Nie lubię...

Autor: 
Jerzy Lica

...poniedziałków. To tytuł starej komedii, ale też i dzień kiedy to Redaktor spodziewa się, często naiwnie, że uda mi się coś “wymodzić”. “Wszakoż badziewie” - pisałem przecież niedawno, że “nie warto rozmawiać”.
Aliści do porannej kawy i papierosków /zgroza/ włączyłem Radio ZET, czyli raczej bzdet. Panimaju, że dziennikarz ma prawo do swoich poglądów, jako i ich obrony. Jednak to co bezkarnie wyprawia “Stokrotka” przechodzi wszelkie granice profesjonalizmu, a i kultury. Przebija totalnym chamstwem wyraźnie niezrównoważonego marszałka Niesiołowskiego. A dziś akurat dzień św.
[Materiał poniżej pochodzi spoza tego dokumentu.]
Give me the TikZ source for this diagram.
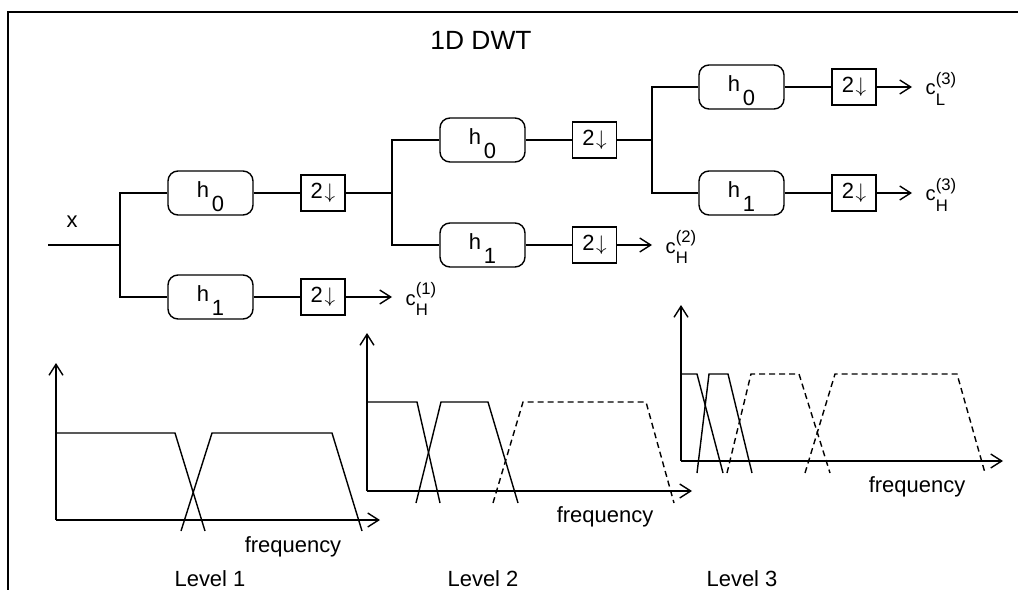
\documentclass[tikz,border=0pt]{standalone}
\usepackage{fontspec}
\setmainfont{Liberation Sans}
\usetikzlibrary{arrows.meta}
\newcommand{\hsub}[1]{\rule{0pt}{13.5pt}h\kern1.5pt\raisebox{-8pt}{#1}}
\newcommand{\dwn}{2\kern1pt$\downarrow$}
\newcommand{\coef}[2]{c\rlap{\raisebox{6.2pt}{\fontsize{9.5}{10}\selectfont(#2)}}\raisebox{-5.7pt}{\fontsize{9.5}{10}\selectfont#1}}
\tikzset{
  filt/.style={draw, rounded corners=2mm, minimum width=17mm, minimum height=8.8mm, inner sep=0pt, font=\fontsize{12.5}{14}\selectfont},
  dsbox/.style={draw, minimum width=8.8mm, minimum height=7.2mm, inner sep=0pt, font=\fontsize{12.5}{14}\selectfont},
  lbl/.style={font=\fontsize{12.5}{14}\selectfont, inner sep=0pt},
  coefl/.style={anchor=base west, inner sep=0pt, font=\fontsize{11.5}{14}\selectfont},
  band/.style={dash pattern=on 1.2mm off 0.8mm}
}
\begin{document}
\begin{tikzpicture}[x=0.2mm,y=-0.2mm,line width=0.8pt,>={Straight Barb[length=2.2mm,width=2.8mm]}]
\useasboundingbox (0,0) rectangle (1018,590);
\draw (1018,12) -- (8,12) -- (8,590);
\node[anchor=base,inner sep=0pt,font=\fontsize{15}{18}\selectfont] at (481,50) (title) {1D DWT};

% level 1
\coordinate (x0) at (48,245);
\coordinate (s1) at (120,245);
\node[lbl,anchor=base] at (72,228) (xin) {x};
\node[filt] at (210.5,193) (h0a) {\hsub{0}};
\node[filt] at (210.5,297) (h1a) {\hsub{1}};
\node[dsbox] at (323,193) (d0a) {\dwn};
\node[dsbox] at (323,297) (d1a) {\dwn};
\coordinate (s2) at (392,193);
\coordinate (e1) at (392,297);
\node[coefl] at (405,305) (c1) {\coef{H}{1}};

\draw (x0) -- (s1);
\draw (h0a.west) -| (s1) |- (h1a.west);
\draw (h0a) -- (d0a);
\draw (h1a) -- (d1a);
\draw (d0a) -- (s2);
\draw[->] (d1a) -- (e1);

% level 2
\node[filt] at (482.5,140) (h0b) {\hsub{0}};
\node[filt] at (482.5,245) (h1b) {\hsub{1}};
\node[dsbox] at (594.5,140) (d0b) {\dwn};
\node[dsbox] at (594.5,245) (d1b) {\dwn};
\coordinate (s3) at (652,140);
\coordinate (e2) at (652,245);
\node[coefl] at (665,253) (c2) {\coef{H}{2}};

\draw (h0b.west) -| (s2) |- (h1b.west);
\draw (h0b) -- (d0b);
\draw (h1b) -- (d1b);
\draw (d0b) -- (s3);
\draw[->] (d1b) -- (e2);

% level 3
\node[filt] at (741.5,87) (h0c) {\hsub{0}};
\node[filt] at (741.5,193) (h1c) {\hsub{1}};
\node[dsbox] at (854,87) (d0c) {\dwn};
\node[dsbox] at (854,193) (d1c) {\dwn};
\coordinate (e3) at (912,87);
\coordinate (e4) at (912,193);
\node[coefl] at (925,95) (c3l) {\coef{L}{3}};
\node[coefl] at (925,201) (c3h) {\coef{H}{3}};

\draw (h0c.west) -| (s3) |- (h1c.west);
\draw (h0c) -- (d0c);
\draw (h1c) -- (d1c);
\draw[->] (d0c) -- (e3);
\draw[->] (d1c) -- (e4);

% spectra
\coordinate (o1) at (56,520);
\draw[->] (o1) -- (56,363);
\draw[->] (o1) -- (380,520);
\draw (56,433) -- (175,433) -- (205,531);
\draw (181,531) -- (212,433) -- (332,433) -- (362,531);
\node[lbl,anchor=base] at (293,552) (f1) {frequency};
\node[lbl,anchor=base] at (210,586) (lv1) {Level 1};

\coordinate (o2) at (367,491);
\draw[->] (o2) -- (367,333);
\draw[->] (o2) -- (692,491);
\draw (367,402) -- (417,402) -- (440,503);
\draw (416,503) -- (441,402) -- (488,402) -- (518,503);
\draw[band] (493,503) -- (523,402) -- (646,402) -- (674,503);
\node[lbl,anchor=base] at (605,522) (f2) {frequency};
\node[lbl,anchor=base] at (483,586) (lv2) {Level 2};

\coordinate (o3) at (681,461);
\draw[->] (o3) -- (681,305);
\draw[->] (o3) -- (1003,461);
\draw (681,374) -- (697,374) -- (723,473);
\draw (697,473) -- (709,374) -- (728,374) -- (752,473);
\draw[band] (727,473) -- (751,374) -- (799,374) -- (830,473);
\draw[band] (805,473) -- (835,374) -- (957,374) -- (985,473);
\node[lbl,anchor=base] at (917,492) (f3) {frequency};
\node[lbl,anchor=base] at (742,586) (lv3) {Level 3};
\end{tikzpicture}
\end{document}
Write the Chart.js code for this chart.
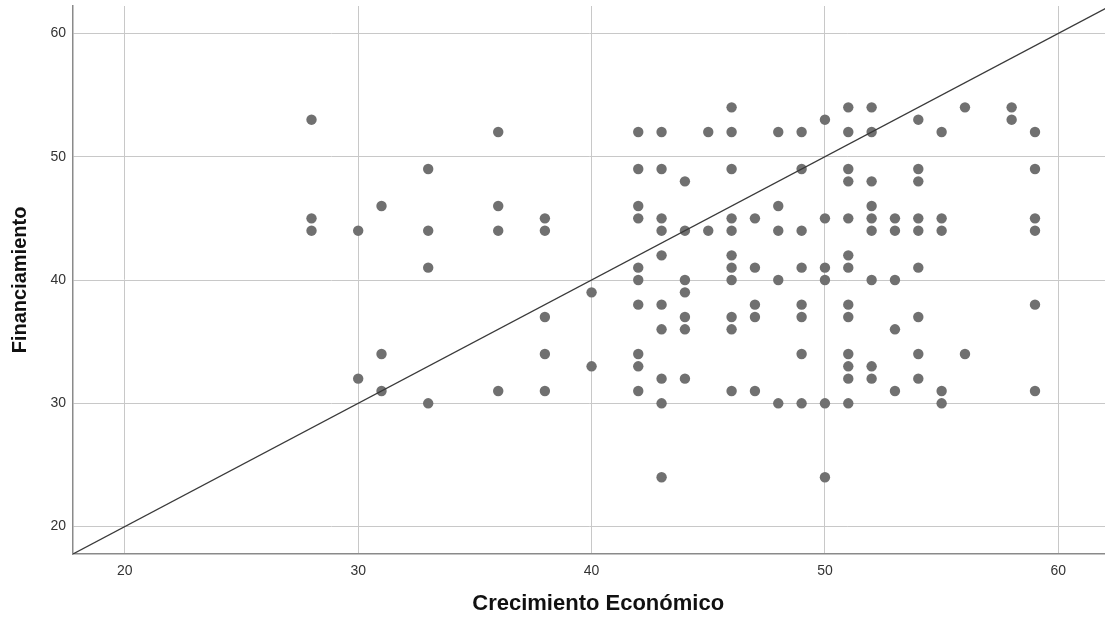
<!DOCTYPE html>
<html>
<head>
<meta charset="utf-8">
<script src="https://cdn.jsdelivr.net/npm/chart.js@4.4.0/dist/chart.umd.min.js"></script>
<style>
    html, body { margin: 0; padding: 0; background: #fff; }
    #wrap { width: 1105px; height: 623px; }
</style>
</head>
<body>
<div id="wrap"><canvas id="chart" width="1105" height="623"></canvas></div>
<script>
// ========== 数据 ==========
const crecimiento = [
    28, 28, 28,
    30, 30,
    31, 31, 31,
    33, 33, 33, 33,
    36, 36, 36, 36,
    38, 38, 38, 38, 38,
    40, 40,
    42, 42, 42, 42, 42, 42, 42, 42, 42, 42,
    43, 43, 43, 43, 43, 43, 43, 43, 43, 43,
    44, 44, 44, 44, 44, 44, 44,
    45, 45,
    46, 46, 46, 46, 46, 46, 46, 46, 46, 46, 46,
    47, 47, 47, 47, 47,
    48, 48, 48, 48, 48,
    49, 49, 49, 49, 49, 49, 49, 49,
    50, 50, 50, 50, 50, 50,
    51, 51, 51, 51, 51, 51, 51, 51, 51, 51, 51, 51, 51,
    52, 52, 52, 52, 52, 52, 52, 52, 52,
    53, 53, 53, 53, 53,
    54, 54, 54, 54, 54, 54, 54, 54, 54,
    55, 55, 55, 55, 55,
    56, 56,
    58, 58,
    59, 59, 59, 59, 59, 59
];
const financiamiento = [
    53, 45, 44,
    44, 32,
    46, 34, 31,
    49, 44, 41, 30,
    52, 46, 44, 31,
    45, 44, 37, 34, 31,
    39, 33,
    52, 49, 46, 45, 41, 40, 38, 34, 33, 31,
    52, 49, 45, 44, 42, 38, 36, 32, 30, 24,
    48, 44, 40, 39, 37, 36, 32,
    52, 44,
    54, 52, 49, 45, 44, 42, 41, 40, 37, 36, 31,
    45, 41, 38, 37, 31,
    52, 46, 44, 40, 30,
    52, 49, 44, 41, 38, 37, 34, 30,
    53, 45, 41, 40, 30, 24,
    54, 52, 49, 48, 45, 42, 41, 38, 37, 34, 33, 32, 30,
    54, 52, 48, 46, 45, 44, 40, 33, 32,
    45, 44, 40, 36, 31,
    53, 49, 48, 45, 44, 41, 37, 34, 32,
    52, 45, 44, 31, 30,
    54, 34,
    54, 53,
    52, 49, 45, 44, 38, 31
];
// 参考线 y = x 的两端
const lineaRef = [17, 63];
const xTicks = [20, 30, 40, 50, 60];
const yTicks = [20, 30, 40, 50, 60];
const xRange = [17.78, 62.0];
const yRange = [17.78, 62.22];

// ========== 绘图 ==========
const fam = '"Liberation Sans", Arial, sans-serif';
const tickFont = { family: fam, size: 14 };

new Chart(document.getElementById('chart').getContext('2d'), {
    type: 'scatter',
    data: {
        datasets: [
            {
                label: 'ref',
                data: lineaRef.map(v => ({ x: v, y: v })),
                showLine: true,
                borderColor: '#3a3a3a',
                borderWidth: 1.2,
                pointRadius: 0,
                order: 0
            },
            {
                label: 'datos',
                data: crecimiento.map((x, i) => ({ x, y: financiamiento[i] })),
                backgroundColor: '#707070',
                borderWidth: 0,
                pointRadius: 5.2,
                order: 1
            }
        ]
    },
    options: {
        responsive: false,
        animation: false,
        devicePixelRatio: 1,
        layout: { autoPadding: false, padding: { top: 6, right: 0, left: 0, bottom: 0 } },
        plugins: {
            legend: { display: false },
            tooltip: { enabled: false }
        },
        scales: {
            x: {
                type: 'linear',
                min: xRange[0],
                max: xRange[1],
                afterBuildTicks: s => { s.ticks = xTicks.map(v => ({ value: v })); },
                afterFit: s => { s.height = 69; s.paddingLeft = 0; s.paddingRight = 0; },
                grid: { color: '#c8c8c8', lineWidth: 1, drawTicks: false },
                border: { color: '#8a8a8a', width: 1.5 },
                ticks: { font: tickFont, color: '#333', padding: 9, maxRotation: 0 },
                title: {
                    display: true,
                    // 前置空格让标题略微右移, 与原图一致
                    text: '   Crecimiento Económico',
                    font: { family: fam, size: 22, weight: 'bold' },
                    color: '#111',
                    padding: { top: 0, bottom: 6 }
                }
            },
            y: {
                type: 'linear',
                min: yRange[0],
                max: yRange[1],
                afterBuildTicks: s => { s.ticks = yTicks.map(v => ({ value: v })); },
                afterFit: s => { s.width = 73; s.paddingTop = 0; s.paddingBottom = 0; },
                grid: { color: '#c8c8c8', lineWidth: 1, drawTicks: false },
                border: { color: '#8a8a8a', width: 1.5 },
                ticks: { font: tickFont, color: '#333', padding: 7 },
                title: {
                    display: true,
                    text: 'Financiamiento',
                    font: { family: fam, size: 20, weight: 'bold' },
                    color: '#111',
                    padding: { top: 8.5, bottom: 0 }
                }
            }
        }
    }
});
</script>
</body>
</html>
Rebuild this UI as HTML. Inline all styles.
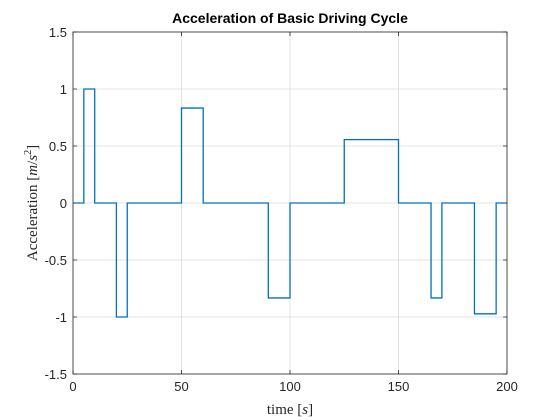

Franciszka Salezego - patrona dziennikarzy. Marszałkowi, wskutek jego własnej niefrasobliwości, komuniści ukradli parę lat życia i jak “widać, słychać i czuć” - bardzo nadszarpnęli system nerwowy. Jakichże zatem bolesnych doświadczeń musiała zaznać u oficerów prowadzących pani Monika!
Nie uważam, że np. red. Pospieszalski jest całkiem obiektywny, jako to Lis /dopóki siedzi w tej norze nie liczcie na mój abonament/, bo nie jest, ale gości swoich, a zwłaszcza adwersarzy, traktuje spolegliwie /”staropolszczyzny mi się zachciało”/. Już sam fakt, że “umoczeni” dziennikarze nie zostali rozpędzeni na cztery wiatry budzi grozę. A oni “biegają” jeszcze za “autorytety moralne”.
A że kapuś i donosiciel może być ministrem, marszałkiem, ba!, prezydentem. I żeby to jeden, kiedy wychodzi na to, że tylko jeden nie był “bez swojej wiedzy i zgody”. A wszak “Zgoda buduje”. “Ale to już było i nie wróci więcej”?
Owe powszechne nachalstwo i manipulacje, zwłaszcza tefałenowe, każe ponownie sięgnąć do przemówień Ojca Świętego Jana Pawła II. Pisałem o nich kilkakrotnie od 7 lat. Ponownie fragment przytoczę - “... Informacja jednokierunkowa, narzucana w sposób arbitralny, albo dyktowana przez prawa rynku i reklamy, monopolistyczna koncentracja i wszelkiego rodzaju manipulacje, są nie tylko zamachem na prawidłowy porządek przekazu społecznego, ale także ostatecznie naruszają prawo do informacji i zagrażają pokojowi...”.
Twierdzi się często, że i “druga strona” nie jest bez winy. Zapewne. Jednak ona “w katolickim kraju” dysponuje 5% przekaziorów. Stąd i pewnie uzasadnione tendencje do popadania w przesadę. Ciekawe/?/, czy będziemy się dalej staczać medialnie i mentalnie, czy górę weźmie jakaś reszta, nie etosu dziennikarza, broń Boże, o tym nie śnię, zwykłej ludzkiej przyzwoitości?